DO THIS: Set down, word for word, only the lines from the start of the records through the line bearing "from matplotlib.lines import Line2D"; include no pictures.

SUPPLIED ENTRIES:
## Begin

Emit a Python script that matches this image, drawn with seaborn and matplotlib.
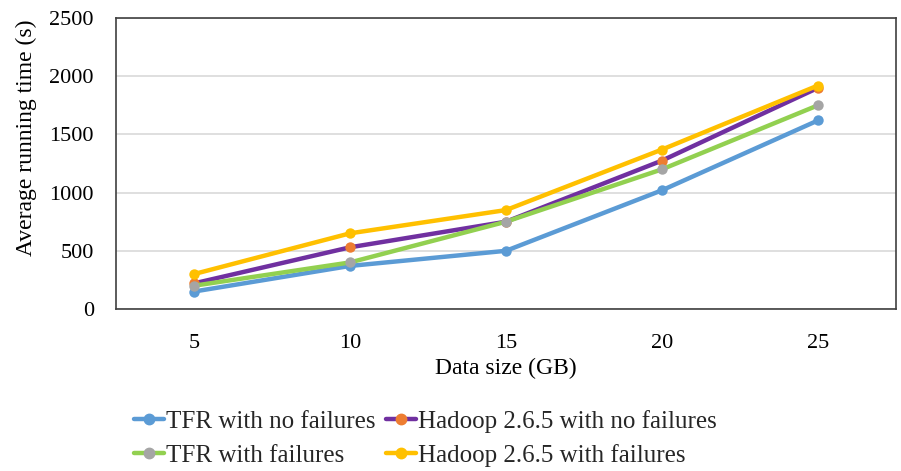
import matplotlib
matplotlib.use("Agg")
import matplotlib.pyplot as plt
import seaborn as sns
import pandas as pd
from matplotlib.lines import Line2D

sizes = ["5", "10", "15", "20", "25"]
tfr_no_fail = [150, 370, 500, 1020, 1620]
hadoop_no_fail = [220, 530, 750, 1275, 1900]
tfr_fail = [200, 400, 750, 1200, 1750]
hadoop_fail = [300, 650, 850, 1370, 1920]
series_names = ["TFR with no failures", "Hadoop 2.6.5 with no failures",
                "TFR with failures", "Hadoop 2.6.5 with failures"]
y_ticks = [0, 500, 1000, 1500, 2000, 2500]

line_colors = ["#5B9BD5", "#7030A0", "#92D050", "#FFC000"]
marker_colors = ["#5B9BD5", "#ED7D31", "#A5A5A5", "#FFC000"]

rows = []
for name, vals in zip(series_names, [tfr_no_fail, hadoop_no_fail, tfr_fail, hadoop_fail]):
    for i, (s, v) in enumerate(zip(sizes, vals)):
        rows.append({"pos": i, "size": s, "series": name, "time": v})
df = pd.DataFrame(rows)

sns.set_theme(style="white")
plt.rcParams["font.family"] = ["Liberation Serif", "DejaVu Serif"]

fig = plt.figure(figsize=(9.01, 4.71), dpi=100)
ax = fig.add_axes([116/901, 1 - 309/471, (896-116)/901, (309-18)/471])

LW = 3.2
MS = 7.5
sns.lineplot(data=df, x="pos", y="time", hue="series", hue_order=series_names,
             palette=line_colors, marker="o", markersize=MS, linewidth=LW,
             markeredgewidth=0, ax=ax, legend=False, sort=False)

for ln, mc in zip(ax.lines, marker_colors):
    ln.set_markerfacecolor(mc)
    ln.set_markeredgecolor(mc)
    ln.set_solid_capstyle("round")

ax.set_xlim(-0.5, len(sizes) - 0.5)
ax.set_ylim(0, 2500)
ax.set_yticks(y_ticks)
ax.set_yticklabels([str(t) for t in y_ticks])
ax.set_xticks(range(len(sizes)))
ax.set_xticklabels(sizes)
ax.tick_params(axis="both", labelsize=16, length=0, colors="black", pad=16)
ax.tick_params(axis="x", pad=18)
ax.yaxis.grid(True, color="#D9D9D9", linewidth=1.2)
ax.set_axisbelow(True)
for sp in ax.spines.values():
    sp.set_color("#404040")
    sp.set_linewidth(1.2)
    sp.set_visible(True)

ax.set_xlabel("Data size (GB)", fontsize=17, color="black")
ax.set_ylabel("Average running time (s)", fontsize=17, color="black")
ax.xaxis.set_label_coords((506 - 116) / 780, -(368 - 309) / 291)
ax.yaxis.set_label_coords(-(116 - 26) / 780, (309 - 138) / 291)
ax.xaxis.label.set_verticalalignment("center")
ax.yaxis.label.set_verticalalignment("center")

handles = [Line2D([0], [0], color=lc, lw=LW, marker="o", markersize=MS,
                  markerfacecolor=mc, markeredgecolor=mc)
           for lc, mc in zip(line_colors, marker_colors)]
order = [0, 2, 1, 3]
fig.legend([handles[i] for i in order], [series_names[i] for i in order],
           loc="center left", bbox_to_anchor=(134/901, 1 - 438.5/471),
           ncol=2, frameon=False, fontsize=18, handlelength=1.2, handletextpad=0.1,
           columnspacing=0.4, labelspacing=0.45, borderpad=0, borderaxespad=0)

fig.savefig("out.png", dpi=100)
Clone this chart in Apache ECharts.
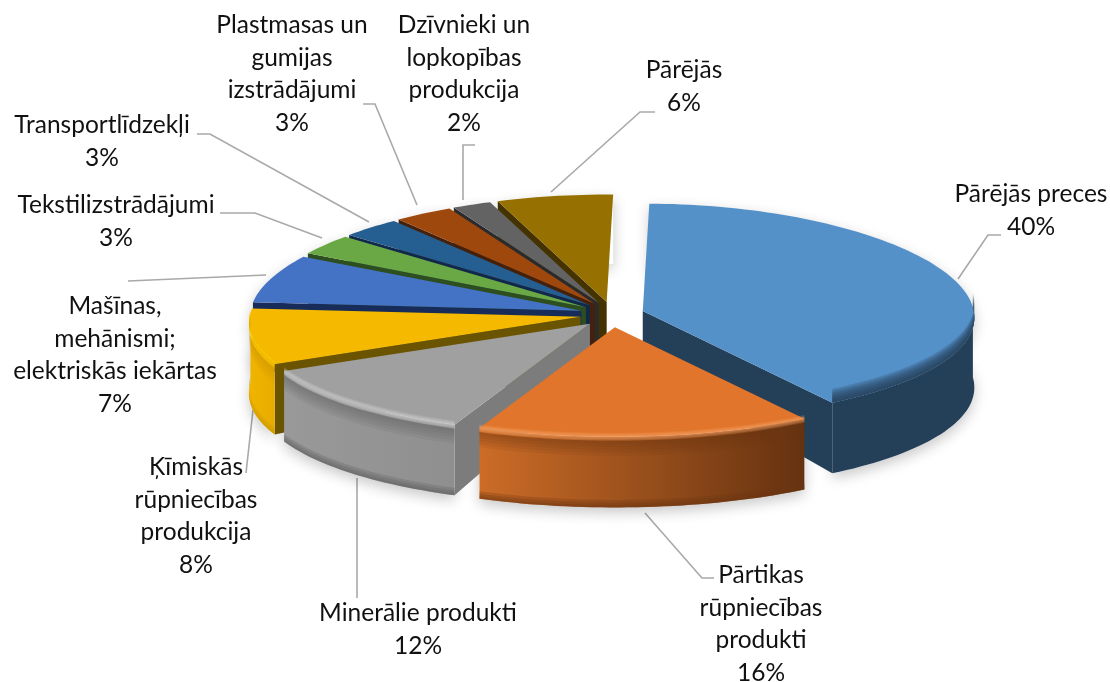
<!DOCTYPE html>
<html><head><meta charset="utf-8">
<style>html,body{margin:0;padding:0;background:#fff}#c{width:1110px;height:682px}</style>
<script src="https://cdn.jsdelivr.net/npm/echarts@6/dist/echarts.min.js"></script>
</head><body><div id="c"></div>
<script>
// ---- data ----
const categories = ['Pārējās preces','Pārtikas\nrūpniecības\nprodukti','Minerālie produkti','Ķīmiskās\nrūpniecības\nprodukcija','Mašīnas,\nmehānismi;\nelektriskās iekārtas','Tekstilizstrādājumi','Transportlīdzekļi','Plastmasas un\ngumijas\nizstrādājumi','Dzīvnieki un\nlopkopības\nprodukcija','Pārējās'];
const shares = [40.49,15.51,11.51,8.39,7.1,3,3,3,2,6];
// ---- styles and layout ----
const topColors = ['#5591c9','#e0752b','#a0a0a0','#f5ba00','#4472c4','#6aa845','#255e91','#9e480e','#636363','#967000'];
const cutColors = ['#243f58','#6b3511','#7c7c7c','#6b5400','#172c58','#2d4e1f','#10294a','#45200a','#2b2b2b','#443300'];
const wallLeft  = ['#243f58','#cc6c27','#999999','#f0b400','#172c58','#2d4e1f','#10294a','#45200a','#2b2b2b','#443300'];
const wallRight = ['#243f58','#653210','#8f8f8f','#e8ac00','#172c58','#2d4e1f','#10294a','#45200a','#2b2b2b','#443300'];
const bevel = [{c:'36,63,88',up:true},{c:'107,53,17',h:'#f8a468'},{c:'95,95,95',h:'#d8d8d8'},{c:'200,150,0',h:'#ffd000'},null,null,null,null,null,null];
const drawOrder = [9,8,7,6,5,4,3,2,0,1];
const G = {cx:612,cy:314.5,ex:32,ey:12.7,rx:331,ry:108.5,px:.06,py:.01,depth:70,rot:1.2};
const labelCenters = [[1031,194],[761,575],[418,613],[196,467],[115,306],[116,205],[102,125],[292,25],[464,25],[684,70]];
const leaders = [
 [[958,279],[988,235],[1001,235]],
 [[645,513],[702,578],[714,578]],
 [[357,478],[357,598]],
 [[253,410],[246,473]],
 [[266,275],[128,281]],
 [[322,238],[255,213],[220,213]],
 [[369,222],[210,134],[197,134]],
 [[417,205],[375,104],[363,104]],
 [[463,200],[463,145],[475,145]],
 [[551,192],[640,112],[655,112]]
];
const FONT = 'Lato, Carlito, "Noto Sans", sans-serif';
const FS = 24.5, LH = 32.6;

const total = shares.reduce((a,b)=>a+b,0);
const starts = []; shares.reduce((s,v,i)=>{starts[i]=s;return s+v;},0);
const rad = d=>d*Math.PI/180;
function span(i){const a=G.rot+starts[i]/total*360;return [a,a+shares[i]/total*360];}
function apex(i){const [a,b]=span(i);const m=rad((a+b)/2);return [G.cx+G.ex*Math.sin(m),G.cy-G.ey*Math.cos(m)];}
function rim(ap,deg,dy){const X=Math.sin(rad(deg)),Y=-Math.cos(rad(deg));
  return [ap[0]+G.rx*X*(1+G.px*Y),ap[1]+G.ry*Y*(1+G.py*Y)+(dy||0)];}
function arc(ap,a,b,dy){const n=Math.max(2,Math.ceil((b-a)/1.5));const p=[];for(let k=0;k<=n;k++)p.push(rim(ap,a+(b-a)*k/n,dy));return p;}
const depthAt=deg=>G.depth*(1+G.py*(-Math.cos(rad(deg))));
function lowerArc(ap,a,b){const n=Math.max(2,Math.ceil((b-a)/1.5));const p=[];for(let k=0;k<=n;k++){const d=a+(b-a)*k/n;p.push(rim(ap,d,depthAt(d)));}return p;}
function frontRange(a,b){const lo=Math.max(a,88),hi=Math.min(b,272);return lo<hi?[lo,hi]:null;}
const band=(ap,r,d1,d2)=>arc(ap,r[0],r[1],d1).concat(arc(ap,r[0],r[1],d2).reverse());

function renderSlice(params,api){
  const i=api.value(0), [a,b]=span(i), ap=apex(i), o=drawOrder.indexOf(i)*20;
  const kids=[];
  const poly=(pts,style,z,type)=>kids.push({type:type||'polygon',shape:{points:pts},style,z2:o+z,silent:true});
  const upper=arc(ap,a,b), lower=lowerArc(ap,a,b);
  const apB=[ap[0],ap[1]+G.depth*.78];
  // ground shadow
  poly(upper.concat(lower.slice().reverse()),{fill:'#fff',shadowColor:'rgba(0,0,0,.22)',shadowBlur:14,shadowOffsetY:5},-1000-o);
  // cut faces: only those turned towards the viewer
  if(Math.sin(rad(a))<-.1) poly([ap,rim(ap,a),rim(ap,a,depthAt(a)),apB],{fill:cutColors[i]},1);
  if(Math.sin(rad(b))>.1) poly([ap,rim(ap,b),rim(ap,b,depthAt(b)),apB],{fill:cutColors[i]},2);
  // outer wall
  const fw=frontRange(a,b);
  if(fw){const u=arc(ap,fw[0],fw[1]),l=lowerArc(ap,fw[0],fw[1]);
    poly(u.concat(l.reverse()),{fill:new echarts.graphic.LinearGradient(0,0,1,0,[{offset:0,color:wallLeft[i]},{offset:1,color:wallRight[i]}])},3);}
  // top
  poly([ap].concat(upper),{fill:topColors[i]},4);
  // bevel
  const bv=bevel[i], fr=frontRange(a,b);
  if(bv&&fr){
    if(bv.up){
      for(let k=1;k<=7;k++) poly(band(ap,fr,0,-k*2),{fill:`rgba(${bv.c},.24)`},5);
    }
    if(bv.h){
      for(let k=1;k<=5;k++) poly(band(ap,fr,k*0.8,-k*0.8),{fill:bv.h,opacity:.17},7);
      for(let k=1;k<=5;k++) poly(band(ap,fr,4,4+k*3),{fill:`rgba(${bv.c},.11)`},6);
      for(let k=1;k<=3;k++) poly(lowerArc(ap,fr[0],fr[1]).concat(lowerArc(ap,fr[0],fr[1]).map(p=>[p[0],p[1]-k*2.5]).reverse()),{fill:`rgba(${bv.c},.28)`},8);
    }
  }
  return {type:'group',children:kids};
}

const graphics=[];
categories.forEach((name,i)=>{
  const lines=name.split('\n').concat(Math.round(shares[i]/total*100)+'%');
  lines.forEach((t,k)=>graphics.push({type:'text',x:labelCenters[i][0],y:labelCenters[i][1]+k*LH,silent:true,z:10,
    style:{text:t,font:FS+'px '+FONT,fill:'#111',align:'center',verticalAlign:'middle'}}));
  graphics.push({type:'polyline',silent:true,z:1,shape:{points:leaders[i]},style:{fill:'none',stroke:'#a9a9a9',lineWidth:1.6}});
});

const chart=echarts.init(document.getElementById('c'),null,{renderer:'canvas'});
chart.setOption({
  animation:false,backgroundColor:'#fff',
  graphic:graphics,
  series:[{type:'custom',coordinateSystem:'none',renderItem:renderSlice,clip:false,silent:true,
    data:shares.map((v,i)=>[i,v,categories[i]])}]
});
</script></body></html>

## End

RESULT:
Emit a Python script that matches this image, drawn with seaborn and matplotlib.
import matplotlib
matplotlib.use("Agg")
import matplotlib.pyplot as plt
import seaborn as sns
import pandas as pd
from matplotlib.lines import Line2D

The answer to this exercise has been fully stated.